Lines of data
* * *

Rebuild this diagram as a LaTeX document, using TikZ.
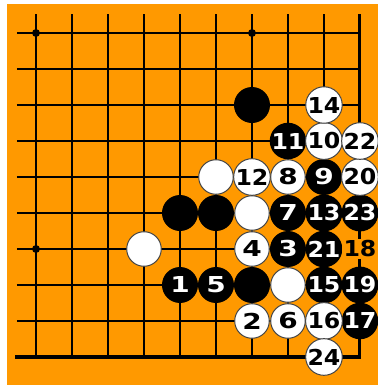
\documentclass[tikz,border=0pt]{standalone}
\usepackage{fontspec}
\usepackage{graphicx}
\newfontfamily\stonefont{DejaVu Sans}
\definecolor{boardorange}{RGB}{255,153,0}
\definecolor{stonegrey}{RGB}{70,70,70}
\newcommand{\movenum}[1]{\ifnum#1<10 \scalebox{1.3}[1.02]{#1}\else\scalebox{1.1}[1.02]{#1}\fi}
\tikzset{
  gridline/.style={line width=1.5pt, black},
  edgeline/.style={line width=2.4pt, black, line join=miter},
  numfont/.style={font=\stonefont\bfseries\fontsize{17}{17}\selectfont},
  bstone/.style={circle, fill=black, text=white, minimum size=1cm, inner sep=0pt, numfont},
  wstone/.style={circle, fill=white, draw=stonegrey, line width=0.8pt, text=black, minimum size=0.96cm, inner sep=0pt, numfont},
  movelabel/.style={fill=boardorange, inner sep=1pt, text=black, numfont}
}
\begin{document}
\begin{tikzpicture}
  \useasboundingbox (0,-0.778) rectangle (10.5,9.917);
  \fill[boardorange] (0.194,-0.778) rectangle (10.5,9.806);
  % grid
  \foreach \c in {1,...,9}
    \draw[gridline] (\c,0) -- (\c,9.53);
  \foreach \r in {1,...,9}
    \draw[gridline] (0.47,\r) -- (10,\r);
  \draw[edgeline] (0.42,0) -- (10,0) -- (10,9.53);
  % star points
  \foreach \c/\r in {1/9, 7/9, 1/3}
    \fill (\c,\r) circle (0.11);
  % stones without numbers
  \foreach \c/\r [count=\i] in {7/7, 5/4, 6/4, 7/2}
    \node[bstone] (b\i) at (\c,\r) {};
  \foreach \c/\r [count=\i] in {6/5, 7/4, 4/3, 8/2}
    \node[wstone] (w\i) at (\c,\r) {};
  % numbered moves
  \foreach \c/\r/\n in {5/2/1, 8/3/3, 6/2/5, 8/4/7, 9/5/9, 8/6/11, 9/4/13, 9/2/15, 10/1/17, 10/2/19, 9/3/21, 10/4/23}
    \node[bstone] (m\n) at (\c,\r) {\movenum{\n}};
  \foreach \c/\r/\n in {7/1/2, 7/3/4, 8/1/6, 8/5/8, 9/6/10, 7/5/12, 9/7/14, 9/1/16, 10/5/20, 10/6/22, 9/0/24}
    \node[wstone] (m\n) at (\c,\r) {\movenum{\n}};
  \node[movelabel] (m18) at (10,3) {\movenum{18}};
\end{tikzpicture}
\end{document}
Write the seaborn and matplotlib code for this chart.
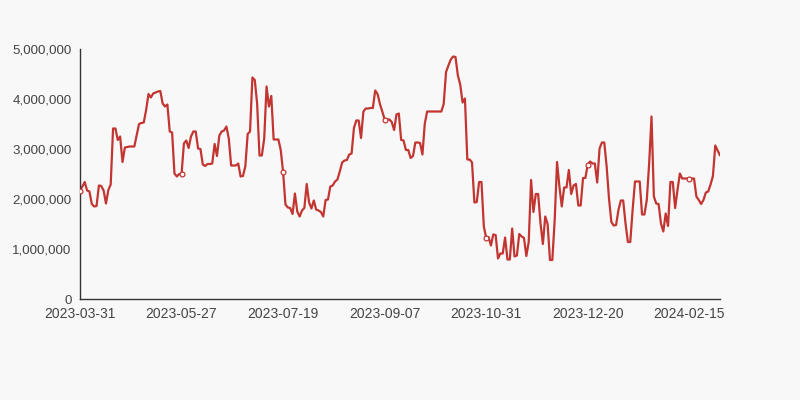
import matplotlib
matplotlib.use("Agg")
import matplotlib.pyplot as plt
import pandas as pd
import seaborn as sns
from matplotlib.ticker import FuncFormatter

# x-axis labels (one every 43 points)
tick_labels = ["2023-03-31", "2023-05-27", "2023-07-19", "2023-09-07",
               "2023-10-31", "2023-12-20", "2024-02-15"]
label_step = 43

# values, in millions
values_m = [
    2.17, 2.25, 2.34, 2.17, 2.15, 1.90, 1.85, 1.86, 2.27, 2.26,
    2.17, 1.91, 2.18, 2.29, 3.41, 3.41, 3.18, 3.25, 2.74, 3.03,
    3.04, 3.05, 3.05, 3.05, 3.28, 3.50, 3.52, 3.53, 3.78, 4.10,
    4.03, 4.11, 4.13, 4.15, 4.16, 3.91, 3.85, 3.89, 3.35, 3.33,
    2.51, 2.45, 2.50, 2.50, 3.11, 3.17, 3.02, 3.25, 3.35, 3.35,
    3.01, 3.00, 2.69, 2.66, 2.70, 2.70, 2.71, 3.10, 2.86, 3.27,
    3.35, 3.37, 3.45, 3.21, 2.67, 2.67, 2.67, 2.71, 2.45, 2.46,
    2.65, 3.30, 3.35, 4.43, 4.38, 3.91, 2.87, 2.87, 3.21, 4.25,
    3.85, 4.06, 3.19, 3.19, 3.19, 2.98, 2.54, 1.89, 1.83, 1.82,
    1.70, 2.11, 1.75, 1.65, 1.77, 1.82, 2.30, 1.93, 1.81, 1.97,
    1.79, 1.77, 1.74, 1.65, 1.98, 1.99, 2.25, 2.27, 2.35, 2.39,
    2.55, 2.73, 2.77, 2.78, 2.89, 2.91, 3.42, 3.57, 3.57, 3.22,
    3.75, 3.81, 3.81, 3.82, 3.82, 4.17, 4.10, 3.90, 3.75, 3.59,
    3.59, 3.59, 3.54, 3.38, 3.69, 3.71, 3.18, 3.17, 2.98, 2.98,
    2.82, 2.86, 3.13, 3.13, 3.12, 2.89, 3.51, 3.75, 3.75, 3.75,
    3.75, 3.75, 3.75, 3.75, 3.90, 4.54, 4.67, 4.79, 4.85, 4.84,
    4.47, 4.29, 3.93, 4.01, 2.79, 2.79, 2.73, 1.93, 1.94, 2.34,
    2.34, 1.45, 1.22, 1.24, 1.07, 1.29, 1.28, 0.81, 0.91, 0.91,
    1.23, 0.79, 0.79, 1.41, 0.85, 0.87, 1.30, 1.25, 1.22, 0.86,
    1.14, 2.38, 1.74, 2.10, 2.10, 1.51, 1.10, 1.65, 1.50, 0.78,
    0.78, 1.58, 2.74, 2.25, 1.85, 2.23, 2.23, 2.58, 2.10, 2.27,
    2.30, 1.87, 1.87, 2.42, 2.42, 2.69, 2.75, 2.71, 2.71, 2.33,
    3.01, 3.13, 3.13, 2.65, 2.01, 1.54, 1.47, 1.48, 1.78, 1.97,
    1.97, 1.51, 1.14, 1.14, 1.78, 2.35, 2.35, 2.35, 1.69, 1.69,
    1.98, 2.71, 3.65, 2.05, 1.91, 1.90, 1.51, 1.35, 1.71, 1.46,
    2.34, 2.34, 1.82, 2.18, 2.51, 2.41, 2.41, 2.41, 2.41, 2.41,
    2.41, 2.05, 1.98, 1.90, 1.98, 2.13, 2.15, 2.29, 2.46, 3.07,
    2.97, 2.87,
]

df = pd.DataFrame({"idx": range(len(values_m)),
                   "value": [v * 1_000_000 for v in values_m]})

bg = "#f8f8f8"
red = "#c23531"
axis_col = "#333333"

sns.set_style("white")
plt.rcParams["font.family"] = ["Liberation Sans", "DejaVu Sans"]

fig = plt.figure(figsize=(8, 4), dpi=100, facecolor=bg)
ax = fig.add_axes([0.1, 0.2525, 0.8, 0.625])
ax.set_facecolor(bg)

sns.lineplot(data=df, x="idx", y="value", color=red, linewidth=1.6, ax=ax)

# hollow symbols at the labelled points
marks = df.iloc[::label_step]
sns.scatterplot(data=marks, x="idx", y="value", s=12, color="white",
                edgecolor=red, linewidth=0.9, zorder=3, ax=ax)

ax.set_xlim(0, len(df) - 1)
ax.set_ylim(0, 5_000_000)
ax.set_yticks(range(0, 5_000_001, 1_000_000))
ax.yaxis.set_major_formatter(FuncFormatter(lambda v, p: f"{int(v):,}"))

xt = list(range(0, len(df), label_step))
ax.set_xticks(xt + [len(df) - 1])
ax.set_xticklabels(tick_labels + [""])

ax.set_xlabel("")
ax.set_ylabel("")
for side in ["top", "right"]:
    ax.spines[side].set_visible(False)
for side in ["left", "bottom"]:
    ax.spines[side].set_color(axis_col)
    ax.spines[side].set_linewidth(1)

ax.tick_params(axis="both", length=4, width=1, color=axis_col,
               labelcolor="#444444", labelsize=9.6, pad=2, direction="out")
ax.tick_params(axis="x", labelsize=10)
ax.grid(False)

fig.savefig("out.png", dpi=100, facecolor=bg)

* * *

Task prompt
Quote the material exactly. Pictures stay out.

Complete response
Rebuild this diagram as a LaTeX document, using TikZ.
\documentclass[tikz,border=0pt]{standalone}
\usepackage{fontspec}
\usepackage{graphicx}
\newfontfamily\stonefont{DejaVu Sans}
\definecolor{boardorange}{RGB}{255,153,0}
\definecolor{stonegrey}{RGB}{70,70,70}
\newcommand{\movenum}[1]{\ifnum#1<10 \scalebox{1.3}[1.02]{#1}\else\scalebox{1.1}[1.02]{#1}\fi}
\tikzset{
  gridline/.style={line width=1.5pt, black},
  edgeline/.style={line width=2.4pt, black, line join=miter},
  numfont/.style={font=\stonefont\bfseries\fontsize{17}{17}\selectfont},
  bstone/.style={circle, fill=black, text=white, minimum size=1cm, inner sep=0pt, numfont},
  wstone/.style={circle, fill=white, draw=stonegrey, line width=0.8pt, text=black, minimum size=0.96cm, inner sep=0pt, numfont},
  movelabel/.style={fill=boardorange, inner sep=1pt, text=black, numfont}
}
\begin{document}
\begin{tikzpicture}
  \useasboundingbox (0,-0.778) rectangle (10.5,9.917);
  \fill[boardorange] (0.194,-0.778) rectangle (10.5,9.806);
  % grid
  \foreach \c in {1,...,9}
    \draw[gridline] (\c,0) -- (\c,9.53);
  \foreach \r in {1,...,9}
    \draw[gridline] (0.47,\r) -- (10,\r);
  \draw[edgeline] (0.42,0) -- (10,0) -- (10,9.53);
  % star points
  \foreach \c/\r in {1/9, 7/9, 1/3}
    \fill (\c,\r) circle (0.11);
  % stones without numbers
  \foreach \c/\r [count=\i] in {7/7, 5/4, 6/4, 7/2}
    \node[bstone] (b\i) at (\c,\r) {};
  \foreach \c/\r [count=\i] in {6/5, 7/4, 4/3, 8/2}
    \node[wstone] (w\i) at (\c,\r) {};
  % numbered moves
  \foreach \c/\r/\n in {5/2/1, 8/3/3, 6/2/5, 8/4/7, 9/5/9, 8/6/11, 9/4/13, 9/2/15, 10/1/17, 10/2/19, 9/3/21, 10/4/23}
    \node[bstone] (m\n) at (\c,\r) {\movenum{\n}};
  \foreach \c/\r/\n in {7/1/2, 7/3/4, 8/1/6, 8/5/8, 9/6/10, 7/5/12, 9/7/14, 9/1/16, 10/5/20, 10/6/22, 9/0/24}
    \node[wstone] (m\n) at (\c,\r) {\movenum{\n}};
  \node[movelabel] (m18) at (10,3) {\movenum{18}};
\end{tikzpicture}
\end{document}
Write the seaborn and matplotlib code for this chart.
import matplotlib
matplotlib.use("Agg")
import matplotlib.pyplot as plt
import pandas as pd
import seaborn as sns
from matplotlib.ticker import FuncFormatter

# x-axis labels (one every 43 points)
tick_labels = ["2023-03-31", "2023-05-27", "2023-07-19", "2023-09-07",
               "2023-10-31", "2023-12-20", "2024-02-15"]
label_step = 43

# values, in millions
values_m = [
    2.17, 2.25, 2.34, 2.17, 2.15, 1.90, 1.85, 1.86, 2.27, 2.26,
    2.17, 1.91, 2.18, 2.29, 3.41, 3.41, 3.18, 3.25, 2.74, 3.03,
    3.04, 3.05, 3.05, 3.05, 3.28, 3.50, 3.52, 3.53, 3.78, 4.10,
    4.03, 4.11, 4.13, 4.15, 4.16, 3.91, 3.85, 3.89, 3.35, 3.33,
    2.51, 2.45, 2.50, 2.50, 3.11, 3.17, 3.02, 3.25, 3.35, 3.35,
    3.01, 3.00, 2.69, 2.66, 2.70, 2.70, 2.71, 3.10, 2.86, 3.27,
    3.35, 3.37, 3.45, 3.21, 2.67, 2.67, 2.67, 2.71, 2.45, 2.46,
    2.65, 3.30, 3.35, 4.43, 4.38, 3.91, 2.87, 2.87, 3.21, 4.25,
    3.85, 4.06, 3.19, 3.19, 3.19, 2.98, 2.54, 1.89, 1.83, 1.82,
    1.70, 2.11, 1.75, 1.65, 1.77, 1.82, 2.30, 1.93, 1.81, 1.97,
    1.79, 1.77, 1.74, 1.65, 1.98, 1.99, 2.25, 2.27, 2.35, 2.39,
    2.55, 2.73, 2.77, 2.78, 2.89, 2.91, 3.42, 3.57, 3.57, 3.22,
    3.75, 3.81, 3.81, 3.82, 3.82, 4.17, 4.10, 3.90, 3.75, 3.59,
    3.59, 3.59, 3.54, 3.38, 3.69, 3.71, 3.18, 3.17, 2.98, 2.98,
    2.82, 2.86, 3.13, 3.13, 3.12, 2.89, 3.51, 3.75, 3.75, 3.75,
    3.75, 3.75, 3.75, 3.75, 3.90, 4.54, 4.67, 4.79, 4.85, 4.84,
    4.47, 4.29, 3.93, 4.01, 2.79, 2.79, 2.73, 1.93, 1.94, 2.34,
    2.34, 1.45, 1.22, 1.24, 1.07, 1.29, 1.28, 0.81, 0.91, 0.91,
    1.23, 0.79, 0.79, 1.41, 0.85, 0.87, 1.30, 1.25, 1.22, 0.86,
    1.14, 2.38, 1.74, 2.10, 2.10, 1.51, 1.10, 1.65, 1.50, 0.78,
    0.78, 1.58, 2.74, 2.25, 1.85, 2.23, 2.23, 2.58, 2.10, 2.27,
    2.30, 1.87, 1.87, 2.42, 2.42, 2.69, 2.75, 2.71, 2.71, 2.33,
    3.01, 3.13, 3.13, 2.65, 2.01, 1.54, 1.47, 1.48, 1.78, 1.97,
    1.97, 1.51, 1.14, 1.14, 1.78, 2.35, 2.35, 2.35, 1.69, 1.69,
    1.98, 2.71, 3.65, 2.05, 1.91, 1.90, 1.51, 1.35, 1.71, 1.46,
    2.34, 2.34, 1.82, 2.18, 2.51, 2.41, 2.41, 2.41, 2.41, 2.41,
    2.41, 2.05, 1.98, 1.90, 1.98, 2.13, 2.15, 2.29, 2.46, 3.07,
    2.97, 2.87,
]

df = pd.DataFrame({"idx": range(len(values_m)),
                   "value": [v * 1_000_000 for v in values_m]})

bg = "#f8f8f8"
red = "#c23531"
axis_col = "#333333"

sns.set_style("white")
plt.rcParams["font.family"] = ["Liberation Sans", "DejaVu Sans"]

fig = plt.figure(figsize=(8, 4), dpi=100, facecolor=bg)
ax = fig.add_axes([0.1, 0.2525, 0.8, 0.625])
ax.set_facecolor(bg)

sns.lineplot(data=df, x="idx", y="value", color=red, linewidth=1.6, ax=ax)

# hollow symbols at the labelled points
marks = df.iloc[::label_step]
sns.scatterplot(data=marks, x="idx", y="value", s=12, color="white",
                edgecolor=red, linewidth=0.9, zorder=3, ax=ax)

ax.set_xlim(0, len(df) - 1)
ax.set_ylim(0, 5_000_000)
ax.set_yticks(range(0, 5_000_001, 1_000_000))
ax.yaxis.set_major_formatter(FuncFormatter(lambda v, p: f"{int(v):,}"))

xt = list(range(0, len(df), label_step))
ax.set_xticks(xt + [len(df) - 1])
ax.set_xticklabels(tick_labels + [""])

ax.set_xlabel("")
ax.set_ylabel("")
for side in ["top", "right"]:
    ax.spines[side].set_visible(False)
for side in ["left", "bottom"]:
    ax.spines[side].set_color(axis_col)
    ax.spines[side].set_linewidth(1)

ax.tick_params(axis="both", length=4, width=1, color=axis_col,
               labelcolor="#444444", labelsize=9.6, pad=2, direction="out")
ax.tick_params(axis="x", labelsize=10)
ax.grid(False)

fig.savefig("out.png", dpi=100, facecolor=bg)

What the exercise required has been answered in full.